Thu, Nov 13, 6:30 to 7:20pm, Marquis Salon 5 - M2

Abstract

This paper explores American Indian ghost stories through the framework of ghost criminology, focusing on how these narratives reflect and reproduce the historical violence of settler colonialism. We examine popular and localized ghost stories tied to sites such as Plymouth, Massachusetts; the Winchester Mystery House in San Jose; the Trail of Tears; and Wounded Knee, as well as cultural tropes like the “Indian burial ground” seen in Pet Sematary and similar media. These stories often portray Indigenous spirits as vengeful or cursed, reinforcing stereotypes of American Indians as threats rather than victims of colonial violence. Ghost criminology allows us to understand how silences, absences, and unresolved traumas haunt the cultural imagination. Rather than serving as memorials, many of these stories erase Indigenous suffering and shift blame onto the supernatural.
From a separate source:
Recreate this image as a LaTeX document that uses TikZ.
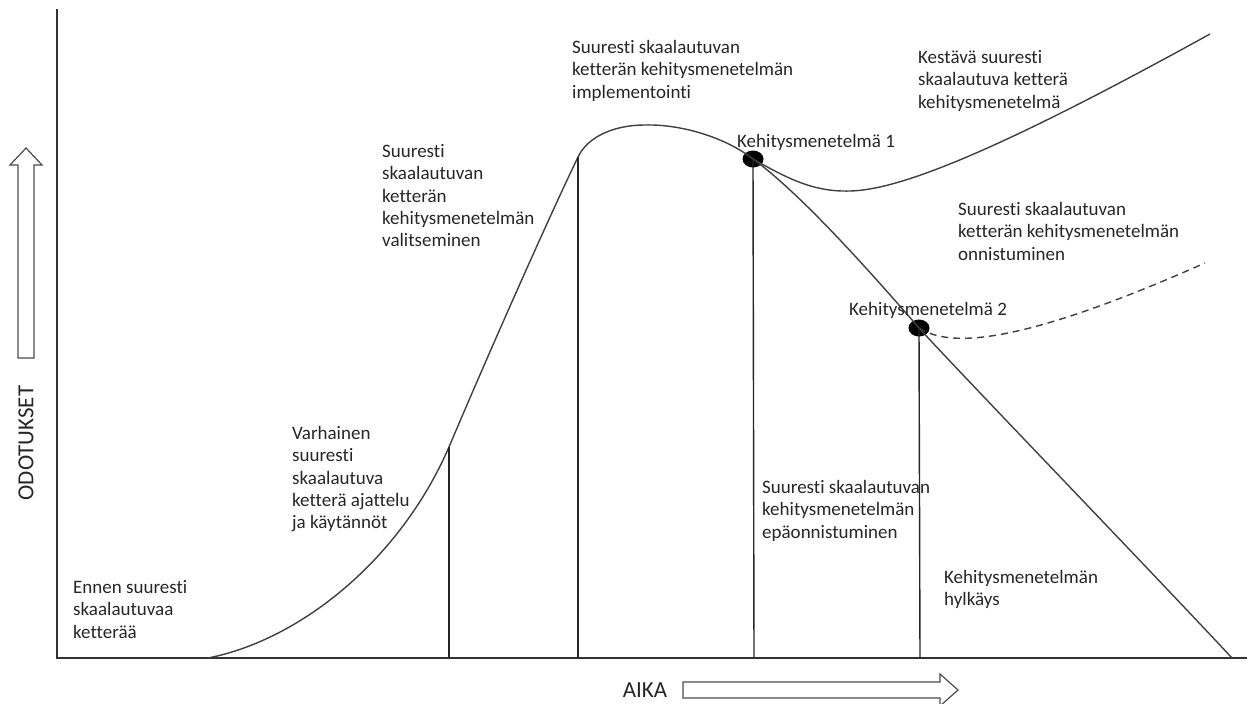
\documentclass[tikz,border=0pt]{standalone}
\usepackage{fontspec}
\setmainfont{Carlito}[Ligatures=NoCommon]
\usetikzlibrary{shapes.geometric}
\begin{document}
\begin{tikzpicture}[x=1pt,y=-1pt,
  axis/.style={draw=black!80, line width=1.8pt},
  curve/.style={draw=black!75, line width=1.4pt, line join=round},
  drop/.style={draw=black!85, line width=1.4pt},
  hollow/.style={draw=black!70, line width=1.2pt, fill=white, line join=miter},
  lbl/.style={anchor=north west, inner sep=0pt, align=left,
              font=\fontsize{19}{22.4}\selectfont, text=black!85},
  axlbl/.style={inner sep=0pt, font=\fontsize{23}{26}\selectfont, text=black!85},
  milestone/.style={ellipse, fill=black, inner sep=0pt,
                    minimum width=21pt, minimum height=17pt}]
\useasboundingbox (0,0) rectangle (1254,704);

% axes
\coordinate (origin) at (57,658);
\coordinate (ytop) at (57,9);
\coordinate (xend) at (1247,658);
\draw[axis] (ytop) -- (origin) -- (xend);

% hollow axis arrows
\draw[hollow] (18,358) -- (18,165) -- (10,165) -- (26,148) -- (42,165)
  -- (34,165) -- (34,358) -- cycle;
\node[axlbl, rotate=90] (yl) at (26,443) {ODOTUKSET};
\draw[hollow] (683,682) -- (940,682) -- (940,674) -- (958,690) -- (940,706)
  -- (940,698) -- (683,698) -- cycle;
\node[axlbl] (xl) at (645,690) {AIKA};

% milestones on the curve
\node[milestone] (m1) at (753,159) {};
\node[milestone] (m2) at (919,328) {};

% key points of the curve
\coordinate (start) at (208,658);
\coordinate (c1) at (449,447);
\coordinate (c2) at (578,157);
\coordinate (top) at (645,125);
\coordinate (end) at (1232,658);
\coordinate (g1) at (449,658);
\coordinate (g2) at (578,658);
\coordinate (g3) at (754,658);
\coordinate (g4) at (920,658);
\coordinate (dip) at (850,191);
\coordinate (up) at (1210,34);
\coordinate (rise) at (1205,263);

% main expectation curve: rise, peak, decline to abandonment
\draw[curve] (start) .. controls (300,640) and (400,560) .. (c1)
  .. controls (490,350) and (550,215) .. (c2)
  .. controls (588,136) and (615,125) .. (top)
  .. controls (680,124) and (725,137) .. (m1.center)
  .. controls (803,195) and (880,283) .. (m2.center)
  .. controls (959,372) and (1150,570) .. (end);

% sustained branch after milestone 1
\draw[curve] (m1.center) .. controls (790,180) and (815,192) .. (dip)
  .. controls (900,190) and (1000,150) .. (up);

% success branch after milestone 2
\draw[curve, dash pattern=on 7pt off 5pt] (m2.center)
  .. controls (950,348) and (1020,345) .. (rise);

% drop lines
\draw[drop] (c1) -- (g1);
\draw[drop] (c2) -- (g2);
\draw[drop] (m1.center) -- (g3);
\draw[drop] (m2.center) -- (g4);

% phase labels
\node[lbl] (t1) at (73,580) {Ennen suuresti\\skaalautuvaa\\ketterää};
\node[lbl] (t2) at (292,426) {Varhainen\\suuresti\\skaalautuva\\ketterä ajattelu\\ja käytännöt};
\node[lbl] (t3) at (382,144) {Suuresti\\skaalautuvan\\ketterän\\kehitysmenetelmän\\valitseminen};
\node[lbl] (t4) at (572,40) {Suuresti skaalautuvan\\ketterän kehitysmenetelmän\\implementointi};
\node[lbl] (t5) at (918,50) {Kestävä suuresti\\skaalautuva ketterä\\kehitysmenetelmä};
\node[lbl] (t6) at (737,134) {Kehitysmenetelmä 1};
\node[lbl] (t7) at (958,202) {Suuresti skaalautuvan\\ketterän kehitysmenetelmän\\onnistuminen};
\node[lbl] (t8) at (849,302) {Kehitysmenetelmä 2};
\node[lbl] (t9) at (762,480) {Suuresti skaalautuvan\\kehitysmenetelmän\\epäonnistuminen};
\node[lbl] (t10) at (944,570) {Kehitysmenetelmän\\hylkäys};
\end{tikzpicture}
\end{document}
We argue that these narratives function ideologically to justify or obscure past injustices while sustaining harmful myths. By interrogating the ghost stories that circulate around American Indian histories and identities, this paper calls for a critical reexamination of how we remember—or fail to remember—colonial violence. In doing so, we aim to disrupt the spectral logic that haunts American folklore and cultural memory.